Ces derniers mois, pour marquer le 75e anniversaire de la Libération, l’AFP a recueilli la parole de trois survivants de la Seconde Guerre mondiale partageant la même histoire méconnue : comme Florence Schulmann, Hana Berger Moran et Mark Olsky ont vu le jour dans l’enfer concentrationnaire et ils seront demain parmi les derniers survivants de la Shoah.

Chacun porte un regard différent sur sa vie. Contrairement à Florence, Hana Berger Moran l’Américaine, dont les lunettes prune mangent le visage, écume les écoles « pour justifier sa raison d’être » en racontant. Ancienne responsable qualité dans une société de biotechnologies, cette douce et dynamique grand-mère habite maintenant à Orinda, en Californie.

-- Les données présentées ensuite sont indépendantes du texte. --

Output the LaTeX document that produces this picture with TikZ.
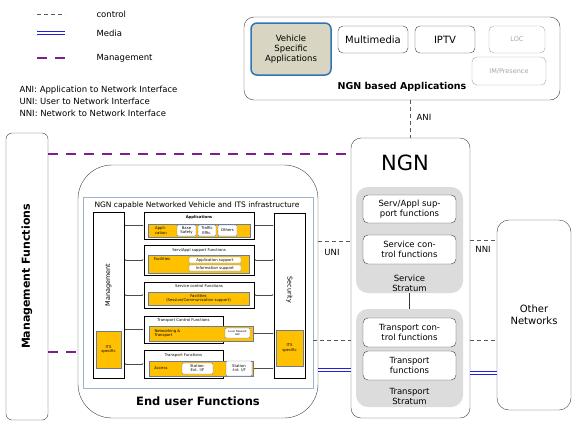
\documentclass[tikz,border=0pt]{standalone}
\usepackage{fontspec}
\setmainfont{DejaVu Sans}
\usetikzlibrary{arrows.meta}
\definecolor{itsyellow}{HTML}{FFC000}
\definecolor{vsafill}{HTML}{D8D5C2}
\definecolor{vsaedge}{HTML}{2E75B6}
\definecolor{mgmtpurple}{HTML}{7F1F8F}
\definecolor{mediablue}{HTML}{2020E0}
\definecolor{inneredge}{HTML}{9DB3CF}
\definecolor{yellowedge}{HTML}{6D7B94}
\definecolor{stratumgray}{HTML}{DCDCDC}
\newcommand\layerfont{\fontsize{3.8}{4.4}\selectfont}
\newcommand\smallfont{\fontsize{8.5}{10}\selectfont}
\begin{document}
\begin{tikzpicture}[x=1pt,y=-1pt,
    box/.style={draw=black!75, fill=white, rounded corners=#1, inner sep=1pt, align=center},
    box/.default=5pt,
    stratum/.style={fill=stratumgray, rounded corners=12pt},
    layer/.style={draw=black, fill=white, line width=0.6pt, inner sep=0pt},
    bar/.style={draw=yellowedge, fill=itsyellow, line width=0.7pt, inner sep=0pt, align=center},
    chip/.style={draw=yellowedge, fill=white, rounded corners=1pt, inner sep=0pt, align=center},
    ctrl/.style={gray!70!black, line width=0.8pt, dash pattern=on 4pt off 3pt},
    media/.style={draw=mediablue, double=white, double distance=1.2pt, line width=1pt},
    mgmt/.style={mgmtpurple, line width=2pt, dash pattern=on 10pt off 8pt},
    link/.style={black!70, line width=0.4pt, {Latex[length=1.8pt,width=1.6pt]}-{Latex[length=1.8pt,width=1.6pt]}}]
    \useasboundingbox (0,0) rectangle (576,426);
    % legend
    \coordinate (lc1) at (37,14);  \coordinate (lc2) at (65,14);
    \coordinate (lm1) at (37,33);  \coordinate (lm2) at (65,33);
    \coordinate (lg1) at (37,58);  \coordinate (lg2) at (65,58);
    \draw[ctrl] (lc1) -- (lc2);
    \draw[media] (lm1) -- (lm2);
    \draw[mgmt] (lg1) -- (lg2);
    \node[anchor=west, font=\smallfont] (lctrl) at (93,14) {control};
    \node[anchor=west, font=\smallfont] (lmedia) at (93,33) {Media};
    \node[anchor=west, font=\smallfont] (lmgmt) at (93,58) {Management};
    \node[anchor=west, align=left, font=\fontsize{8.5}{12}\selectfont] (ifaces) at (16,101)
        {ANI: Application to Network Interface\\UNI: User to Network Interface\\NNI: Network to Network Interface};
    % NGN based applications
    \node[box=10pt, minimum width=316pt, minimum height=83pt] (apps) at (402,58.5) {};
    \node[box=6pt, fill=vsafill, draw=vsaedge, line width=1.5pt, minimum width=80pt, minimum height=52pt,
        font=\smallfont] (vsa) at (291,49) {Vehicle\\Specific\\Applications};
    \node[box, minimum width=70pt, minimum height=27pt, font=\fontsize{10}{12}\selectfont] (mm) at (373,39.5) {Multimedia};
    \node[box, minimum width=60pt, minimum height=27pt, font=\fontsize{10}{12}\selectfont] (iptv) at (445,39.5) {IPTV};
    \node[box, draw=gray!70, text=gray!70, minimum width=56pt, minimum height=27pt, font=\fontsize{6.5}{8}\selectfont] (loc) at (517,39.5) {LOC};
    \node[box, draw=gray!70, text=gray!70, minimum width=74pt, minimum height=28pt, font=\fontsize{6.5}{8}\selectfont] (imp) at (509,71) {IM/Presence};
    \node[font=\bfseries\fontsize{9.5}{11}\selectfont] (appstitle) at (402,87) {NGN based Applications};
    % NGN
    \node[box=10pt, minimum width=119pt, minimum height=280pt] (ngn) at (410.5,278) {};
    \node[font=\fontsize{21}{25}\selectfont] (ngntitle) at (405,163) {NGN};
    \node[stratum, minimum width=107pt, minimum height=106pt] (servstr) at (409.5,240) {};
    \node[stratum, minimum width=107pt, minimum height=98pt] (trstr) at (409.5,358) {};
    \draw[black!80] (servstr.south) -- (trstr.north);
    \node[box, minimum width=93pt, minimum height=28pt, font=\smallfont] (sasf) at (409.5,209) {Serv/Appl sup-\\port functions};
    \node[box, minimum width=93pt, minimum height=29pt, font=\smallfont] (scf) at (409.5,249.5) {Service con-\\trol functions};
    \node[font=\smallfont, align=center] (servlbl) at (409.5,283) {Service\\Stratum};
    \node[box, minimum width=93pt, minimum height=29pt, font=\smallfont] (tcf) at (409.5,332.5) {Transport con-\\trol functions};
    \node[box, minimum width=93pt, minimum height=29pt, font=\smallfont] (tf) at (409.5,365.5) {Transport\\functions};
    \node[font=\smallfont, align=center] (trlbl) at (409.5,396) {Transport\\Stratum};
    % other networks
    \node[box=12pt, minimum width=74pt, minimum height=190pt, font=\fontsize{10}{12}\selectfont] (other) at (534,315) {Other\\Networks};
    % management functions
    \node[box=6pt, minimum width=42pt, minimum height=287pt] (mgf) at (27,276.5) {};
    \node[rotate=90, font=\bfseries\fontsize{11}{13}\selectfont] (mgflbl) at (27,276.5) {Management Functions};
    % end user functions
    \node[box=34pt, minimum width=240pt, minimum height=253pt] (euf) at (198,291.5) {};
    \node[draw=inneredge, line width=1pt, minimum width=230pt, minimum height=191pt, inner sep=0pt] (inner) at (198,292.5) {};
    \node[font=\fontsize{7.5}{9}\selectfont] (innertitle) at (197,205) {NGN capable Networked Vehicle and ITS infrastructure};
    \node[font=\bfseries\fontsize{11.5}{13}\selectfont] (eufttl) at (198,401) {End user Functions};
    % side columns
    \node[layer, minimum width=31pt, minimum height=166pt] (mcol) at (108.5,295) {};
    \node[rotate=90, font=\fontsize{6.5}{8}\selectfont] (mcollbl) at (108.5,285) {Management};
    \node[bar, minimum width=25pt, minimum height=37pt, font=\layerfont] (mits) at (108.5,349.5) {ITS\\specific};
    \node[layer, minimum width=31pt, minimum height=165pt] (scol) at (289.5,295.5) {};
    \node[rotate=-90, font=\fontsize{6.5}{8}\selectfont] (scollbl) at (289.5,290) {Security};
    \node[bar, minimum width=27pt, minimum height=36pt, font=\layerfont] (sits) at (289.5,348) {ITS\\specific};
    % layers
    \node[layer, minimum width=110pt, minimum height=27pt] (lapp) at (199,225.5) {};
    \node[font=\layerfont\bfseries] (lapptitle) at (199,217.5) {Applications};
    \node[bar, minimum width=102pt, minimum height=13pt] (yapp) at (199,230.5) {};
    \node[font=\layerfont, align=left] (applbl) at (161,230.5) {Appli-\\cation};
    \node[chip, minimum width=19pt, minimum height=11pt, font=\layerfont] (bsafe) at (186.5,230.5) {Base\\Safety};
    \node[chip, minimum width=18pt, minimum height=11pt, font=\layerfont] (teffic) at (207,230.5) {Traffic\\Effic.};
    \node[chip, minimum width=19pt, minimum height=11pt, font=\layerfont] (others) at (227.5,230.5) {Others};
    \node[layer, minimum width=110pt, minimum height=30pt] (lsas) at (199,260) {};
    \node[font=\layerfont] (lsastitle) at (199,250) {Serv/Appl support Functions};
    \node[bar, minimum width=101pt, minimum height=18pt] (ysas) at (198.5,264) {};
    \node[font=\layerfont] (faclbl) at (162,259) {Facilities};
    \node[chip, rounded corners=0.5pt, minimum width=52pt, minimum height=6pt, font=\layerfont] (appsup) at (215,260) {Application support};
    \node[chip, rounded corners=0.5pt, minimum width=52pt, minimum height=6pt, font=\layerfont] (infsup) at (215,268) {Information support};
    \node[layer, minimum width=110pt, minimum height=26pt] (lscf) at (199,295) {};
    \node[font=\layerfont] (lscftitle) at (199,286.5) {Service control Functions};
    \node[bar, minimum width=101pt, minimum height=13pt, font=\layerfont] (yscf) at (198.5,298.5) {Facilities\\(Session/Communication support)};
    \node[layer, minimum width=79pt, minimum height=27pt] (ltcf) at (183.5,329.5) {};
    \node[font=\layerfont] (ltcftitle) at (183.5,320) {Transport Control Functions};
    \node[bar, minimum width=104pt, minimum height=15pt] (ytcf) at (201,333.5) {};
    \node[font=\layerfont, align=left, anchor=west] (nwlbl) at (151,333.5) {Networking \&\\Transport};
    \node[chip, minimum width=25pt, minimum height=10pt, font=\fontsize{2.6}{3}\selectfont] (nwbox) at (237.5,333) {Local Network\\GW};
    \node[layer, minimum width=79pt, minimum height=28pt] (ltf) at (183.5,364) {};
    \node[font=\layerfont] (ltftitle) at (183.5,355) {Transport Functions};
    \node[bar, minimum width=104pt, minimum height=15pt] (ytf) at (201,368.5) {};
    \node[font=\layerfont] (acclbl) at (161,368.5) {Access};
    \node[chip, minimum width=31pt, minimum height=11pt, font=\layerfont] (extif) at (197.5,368.5) {Station-\\Ext. I/F};
    \node[chip, minimum width=26pt, minimum height=15pt, font=\layerfont] (intif) at (239,368.5) {Station\\-Int. I/F};
    % layer links
    \foreach \lay in {lapp,lsas,lscf,ltcf,ltf}
        \draw[link] (mcol.east |- \lay.west) -- (\lay.west);
    \foreach \lay in {lapp,lsas,lscf,ytcf,ytf}
        \draw[link] (\lay.east) -- (scol.west |- \lay.east);
    % interfaces
    \draw[ctrl] (ngn.north |- apps.south) -- (ngn.north);
    \node[font=\smallfont] (ani) at (424,117) {ANI};
    \coordinate (m1) at (48,154);
    \coordinate (m2) at (48,352);
    \draw[mgmt] (m1) -- (m1 -| ngn.west);
    \draw[mgmt] (m2) -- (m2 -| euf.west);
    \coordinate (u1) at (318,241);
    \coordinate (u2) at (313,340);
    \coordinate (u3) at (318,370);
    \draw[ctrl] (u1) -- (u1 -| ngn.west);
    \draw[ctrl] (u2) -- (u2 -| ngn.west);
    \draw[media] (u3) -- (u3 -| ngn.west);
    \node[font=\smallfont] (uni) at (332,252) {UNI};
    \coordinate (n1) at (470,240);
    \coordinate (n2) at (470,340);
    \coordinate (n3) at (470,373);
    \draw[ctrl] (n1) -- (n1 -| other.west);
    \draw[ctrl] (n2) -- (n2 -| other.west);
    \draw[media] (n3) -- (n3 -| other.west);
    \node[font=\smallfont] (nni) at (483,249) {NNI};
\end{tikzpicture}
\end{document}
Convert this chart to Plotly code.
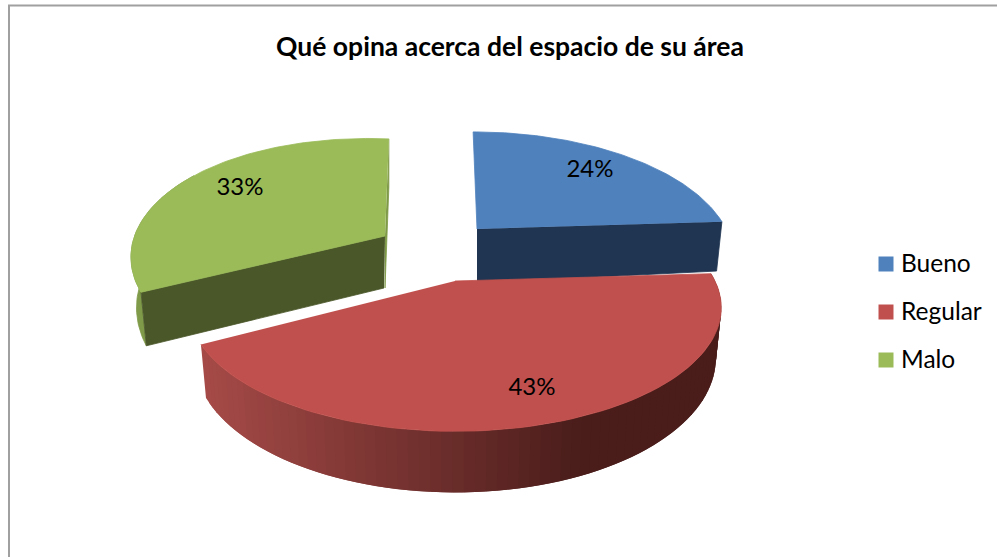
import math
import numpy as np
import plotly.graph_objects as go

categories = ["Bueno", "Regular", "Malo"]
values = [24, 43, 33]

# drawing style and geometry (pixel-like axes)
colors = ["#4f81bd", "#c0504d", "#9bbb59"]
face_colors = ["#1f3552", "#4a1d1b", "#4a5729"]
wall_colors = ["#3b6190", "#8c3a38", "#7f9a48"]
persp = 0.215
flat = 118
depth = 48
shrink = 0.98
geom = {
    "Bueno": dict(ax=477, ay=229, R=249, vx=455, shear=0.0),
    "Regular": dict(ax=455, ay=281, R=260, vx=454, shear=0.0),
    "Malo": dict(ax=385, ay=236, R=247, vx=407, shear=0.033),
}
label_pos = {"Bueno": (590, 171), "Regular": (532, 389), "Malo": (240, 189)}
legend_y = [264, 312, 360]
FONT = "Lato, Carlito, Calibri, sans-serif"


def project(theta, r, g):
    c, s0 = math.cos(theta), math.sin(theta)
    s = 1 / (1 + persp * r * c)
    x = g["vx"] + (g["ax"] - g["vx"] + g["R"] * r * s0) * s
    y = g["ay"] - flat * r * c * s + g["shear"] * (g["R"] * r * s0)
    return x, y, s


def arc(t0, t1, g, n=90):
    return [project(t, 1, g) for t in np.linspace(t0, t1, n)]


def lower(p, g):
    x, y, s = p
    return g["vx"] + (x - g["vx"]) * shrink, y + depth * s


def mix(a, b, f):
    ca = [int(a[i:i + 2], 16) for i in (1, 3, 5)]
    cb = [int(b[i:i + 2], 16) for i in (1, 3, 5)]
    return "rgb(%d,%d,%d)" % tuple(round(u + (v - u) * f) for u, v in zip(ca, cb))


def poly(fig, xs, ys, color, width=0.8):
    fig.add_trace(go.Scatter(
        x=xs, y=ys, mode="lines", fill="toself", fillcolor=color,
        line=dict(color=color, width=width),
        hoverinfo="skip", showlegend=False))


total = sum(values)
bounds = [0]
for v in values:
    bounds.append(bounds[-1] + v / total * 2 * math.pi)
span = {c: (bounds[i], bounds[i + 1]) for i, c in enumerate(categories)}

fig = go.Figure()

# Malo: outer wall, rear sliver, radial face, top
g = geom["Malo"]
t0, t1 = span["Malo"]
pts = arc(t0, t1, g)
low = [lower(p, g) for p in pts]
poly(fig, [p[0] for p in pts[:45]] + [p[0] for p in low[:45]][::-1],
     [p[1] for p in pts[:45]] + [p[1] for p in low[:45]][::-1], wall_colors[2])
end = pts[-1]
poly(fig, [end[0], end[0], g["ax"], g["ax"]],
     [end[1], end[1] + depth, g["ay"] + 52, g["ay"]], wall_colors[2])
st = pts[0]
stl = lower(st, g)
poly(fig, [g["ax"], st[0], stl[0], g["ax"] - 1],
     [g["ay"], st[1], stl[1], g["ay"] + 52], face_colors[2])
poly(fig, [g["ax"]] + [p[0] for p in pts], [g["ay"]] + [p[1] for p in pts], colors[2])

# Bueno: radial face, top
g = geom["Bueno"]
t0, t1 = span["Bueno"]
pts = arc(t0, t1, g)
e = pts[-1]
el = lower(e, g)
poly(fig, [g["ax"], e[0], el[0], g["ax"]],
     [g["ay"], e[1], el[1] + 2, g["ay"] + depth + 6], face_colors[0])
poly(fig, [g["ax"]] + [p[0] for p in pts], [g["ay"]] + [p[1] for p in pts], colors[0])

# Regular: shaded outer wall in overlapping strips, top
g = geom["Regular"]
t0, t1 = span["Regular"]
pts = arc(t0, t1, g, n=80)
low = [lower(p, g) for p in pts]
for i in range(len(pts) - 1, 0, -1):
    j = max(i - 2, 0)
    xm = (pts[i][0] + pts[i - 1][0]) / 2
    f = min(max((xm - 205) / 375, 0), 1)
    col = mix("#a54a47", "#4a1d1b", f)
    poly(fig, [pts[i][0], pts[j][0], low[j][0], low[i][0]],
         [pts[i][1], pts[j][1], low[j][1], low[i][1]], col, width=0)
poly(fig, [g["ax"]] + [p[0] for p in pts], [g["ay"]] + [p[1] for p in pts], colors[1])

# percentage labels
fig.add_trace(go.Scatter(
    x=[label_pos[c][0] for c in categories],
    y=[label_pos[c][1] for c in categories],
    text=[f"{v}%" for v in values],
    mode="text", textposition="middle center",
    textfont=dict(family=FONT, size=24, color="#000000"),
    hoverinfo="skip", showlegend=False))

# legend
fig.add_trace(go.Scatter(
    x=[886] * 3, y=legend_y,
    mode="markers",
    marker=dict(symbol="square", size=15, color=colors, line=dict(width=0)),
    hoverinfo="skip", showlegend=False))
fig.add_trace(go.Scatter(
    x=[901] * 3, y=[v + 2 for v in legend_y], text=categories,
    mode="text", textposition="middle right",
    textfont=dict(family=FONT, size=24.5, color="#000000"),
    hoverinfo="skip", showlegend=False))

fig.update_layout(
    width=997, height=557,
    margin=dict(l=0, r=0, t=0, b=0),
    paper_bgcolor="white", plot_bgcolor="white",
    showlegend=False,
    title=dict(text="<b>Qué opina acerca del espacio de su área</b>",
               x=510 / 997, xanchor="center", y=1 - 47 / 557, yanchor="middle",
               font=dict(family=FONT, size=26.5, color="#000000")),
    xaxis=dict(range=[0, 997], visible=False, fixedrange=True),
    yaxis=dict(range=[557, 0], visible=False, fixedrange=True),
    shapes=[
        dict(type="line", xref="x", yref="y", x0=9, x1=9, y0=5, y1=557,
             line=dict(color="#a0a0a0", width=2)),
        dict(type="line", xref="x", yref="y", x0=8, x1=997, y0=5.5, y1=5.5,
             line=dict(color="#a0a0a0", width=2)),
    ],
)
fig.write_html("out.html", config={"displayModeBar": False},
               post_script="document.body.style.margin='0';document.documentElement.style.overflow='hidden';")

Le charismatique Mark Olsky à la carrure d’ancien joueur de foot américain s’étonne encore « d’avoir eu une meilleure existence que la plupart des gens » grâce aux efforts déployés par sa mère après le drame de la guerre et de sa venue au monde. Il a reconstruit sa vie aux États-Unis, médecin urgentiste à la retraite, il réside près de Chicago.

Sauvés par le calendrier

Ils sont nés au printemps 1945 alors que leurs mères avaient été déportées enceintes. Celles de Florence et de Mark étaient Polonaises, celle de Hana Tchécoslovaque. Florence pousse son premier cri le 24 mars à Bergen Belsen et Hana le 12 avril à Freiberg, deux camps de travail distants de moins de 400 kilomètres, en Allemagne.Mark ne connaîtra jamais la date exacte de sa venue au monde, entre le 18 et le 21 avril, dans un train à bestiaux roulant depuis le camp de Freiberg vers celui de Mauthausen, aujourd’hui en Autriche.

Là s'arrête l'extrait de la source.